Problem to work on:
Leaving out the pictures, retype the lines from the beginning of the listing through the line containing "plt.rcParams['font.family'] = ['Liberation".

Dataset extract:
********************

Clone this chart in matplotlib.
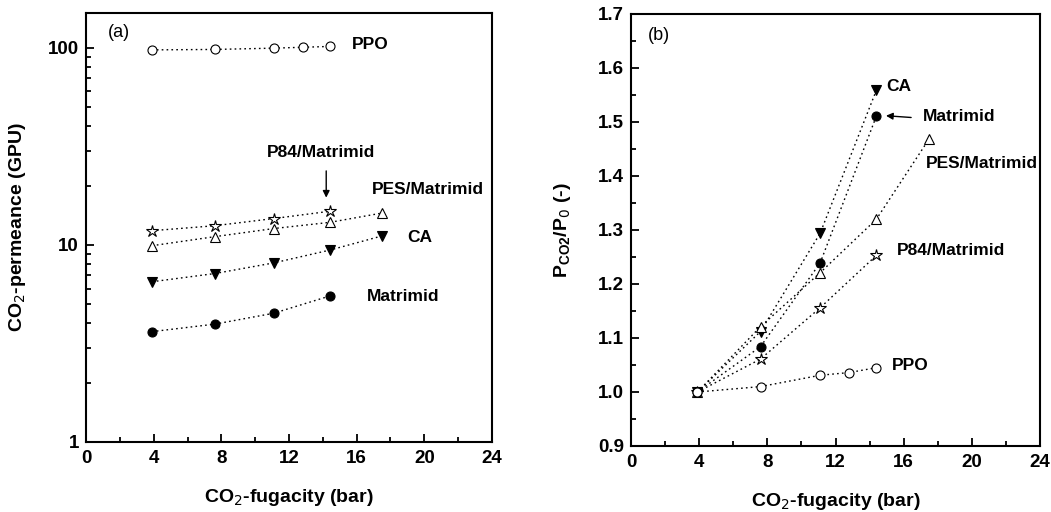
import matplotlib
matplotlib.use("Agg")
import matplotlib.pyplot as plt
from matplotlib.ticker import MultipleLocator, LogLocator, NullFormatter, FixedLocator

plt.rcParams['font.family'] = ['Liberation Sans', 'DejaVu Sans']

# ---- data (a): CO2 permeance (GPU) vs CO2 fugacity (bar)
ppo_x = [3.9, 7.6, 11.1, 12.8, 14.4]
ppo_perm = [97.5, 98.0, 99.5, 100.5, 101.5]
p84_x = [3.9, 7.6, 11.1, 14.4]
p84_perm = [11.8, 12.5, 13.6, 14.8]
pes_x = [3.9, 7.6, 11.1, 14.4, 17.5]
pes_perm = [9.9, 11.0, 12.1, 13.0, 14.5]
ca_x = [3.9, 7.6, 11.1, 14.4, 17.5]
ca_perm = [6.5, 7.15, 8.1, 9.4, 11.1]
mat_x = [3.9, 7.6, 11.1, 14.4]
mat_perm = [3.63, 3.96, 4.5, 5.5]

# ---- data (b): normalized permeance P_CO2/P_0
ppo_norm = [1.0, 1.01, 1.031, 1.036, 1.045]
p84_norm = [1.0, 1.061, 1.156, 1.253]
pes_norm = [1.0, 1.121, 1.221, 1.320, 1.469]
ca_norm = [1.0, 1.112, 1.294, 1.559]
ca_norm_x = [3.9, 7.6, 11.1, 14.4]
mat_norm = [1.0, 1.084, 1.239, 1.511]

x_ticks = [0, 4, 8, 12, 16, 20, 24]

fig = plt.figure(figsize=(10.51, 5.12), dpi=100)
ax1 = fig.add_axes([86/1051, 1-442/512, (492-86)/1051, (442-13)/512])
ax2 = fig.add_axes([631/1051, 1-446/512, (1040-631)/1051, (446-14)/512])

ls = dict(color='black', linestyle=(0, (1.2, 2.3)), linewidth=1.0)
ms = 6.5

def series(ax, x, y, marker, filled, size=ms):
    ax.plot(x, y, marker=marker, markersize=size,
            markerfacecolor='black' if filled else 'white',
            markeredgecolor='black', markeredgewidth=0.8, **ls)

# panel (a)
series(ax1, ppo_x, ppo_perm, 'o', False)
series(ax1, p84_x, p84_perm, '*', False, 9)
series(ax1, pes_x, pes_perm, '^', False)
series(ax1, ca_x, ca_perm, 'v', True)
series(ax1, mat_x, mat_perm, 'o', True)

ax1.set_yscale('log')
ax1.set_ylim(1, 150)
ax1.set_xlim(0, 24)
ax1.set_xticks(x_ticks)
ax1.xaxis.set_minor_locator(MultipleLocator(2))
ax1.yaxis.set_major_locator(FixedLocator([1, 10, 100]))
ax1.set_yticklabels(['1', '10', '100'])
ax1.yaxis.set_minor_locator(LogLocator(base=10, subs=range(2, 10)))
ax1.yaxis.set_minor_formatter(NullFormatter())
ax1.set_xlabel('CO$_2$-fugacity (bar)', fontsize=14, fontweight='bold', labelpad=14)
ax1.set_ylabel('CO$_2$-permeance (GPU)', fontsize=14, fontweight='bold', labelpad=14)

tk = dict(fontsize=12.5, fontweight='bold')
ax1.text(1.3, 120, '(a)', fontsize=13, va='center')
ax1.text(15.7, 104, 'PPO', va='center', ha='left', **tk)
ax1.text(13.9, 29.4, 'P84/Matrimid', va='center', ha='center', **tk)
ax1.annotate('', xy=(14.2, 16.8), xytext=(14.2, 24.5),
             arrowprops=dict(arrowstyle='-|>', color='black', lw=1.0, mutation_scale=10))
ax1.text(16.9, 19.0, 'PES/Matrimid', va='center', ha='left', **tk)
ax1.text(19.0, 10.9, 'CA', va='center', ha='left', **tk)
ax1.text(16.6, 5.5, 'Matrimid', va='center', ha='left', **tk)

# panel (b)
series(ax2, ca_norm_x, ca_norm, 'v', True)
series(ax2, mat_x, mat_norm, 'o', True)
series(ax2, pes_x, pes_norm, '^', False)
series(ax2, p84_x, p84_norm, '*', False, 9)
series(ax2, ppo_x, ppo_norm, 'o', False)

ax2.set_xlim(0, 24)
ax2.set_ylim(0.9, 1.7)
ax2.set_xticks(x_ticks)
ax2.xaxis.set_minor_locator(MultipleLocator(2))
ax2.yaxis.set_major_locator(MultipleLocator(0.1))
ax2.yaxis.set_minor_locator(MultipleLocator(0.05))
ax2.yaxis.set_major_formatter(plt.FuncFormatter(lambda v, p: f'{v:.1f}'))
ax2.set_xlabel('CO$_2$-fugacity (bar)', fontsize=14, fontweight='bold', labelpad=14)
ax2.set_ylabel('P$_{\\mathregular{CO2}}$/P$_0$ (-)', fontsize=14, fontweight='bold', labelpad=18)

ax2.text(1.0, 1.66, '(b)', fontsize=13, va='center')
ax2.text(15.0, 1.565, 'CA', va='center', ha='left', **tk)
ax2.text(17.1, 1.51, 'Matrimid', va='center', ha='left', **tk)
ax2.annotate('', xy=(14.8, 1.512), xytext=(16.6, 1.508),
             arrowprops=dict(arrowstyle='-|>', color='black', lw=1.0, mutation_scale=10))
ax2.text(17.3, 1.424, 'PES/Matrimid', va='center', ha='left', **tk)
ax2.text(15.6, 1.262, 'P84/Matrimid', va='center', ha='left', **tk)
ax2.text(15.3, 1.05, 'PPO', va='center', ha='left', **tk)

for ax in (ax1, ax2):
    for s in ax.spines.values():
        s.set_linewidth(1.5)
    ax.tick_params(which='both', direction='in', top=False, right=False, width=1.3)
    ax.tick_params(which='major', length=6, labelsize=13.5)
    ax.tick_params(axis='x', which='major', pad=6)
    ax.tick_params(axis='y', which='major', pad=5)
    ax.tick_params(which='minor', length=3.5)
    for lab in ax.get_xticklabels() + ax.get_yticklabels():
        lab.set_fontweight('bold')

fig.savefig('out.png', dpi=100)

********************

Solution for this exercise:
Clone this chart in matplotlib.
import matplotlib
matplotlib.use("Agg")
import matplotlib.pyplot as plt
from matplotlib.ticker import MultipleLocator, LogLocator, NullFormatter, FixedLocator

plt.rcParams['font.family'] = ['Liberation Sans', 'DejaVu Sans']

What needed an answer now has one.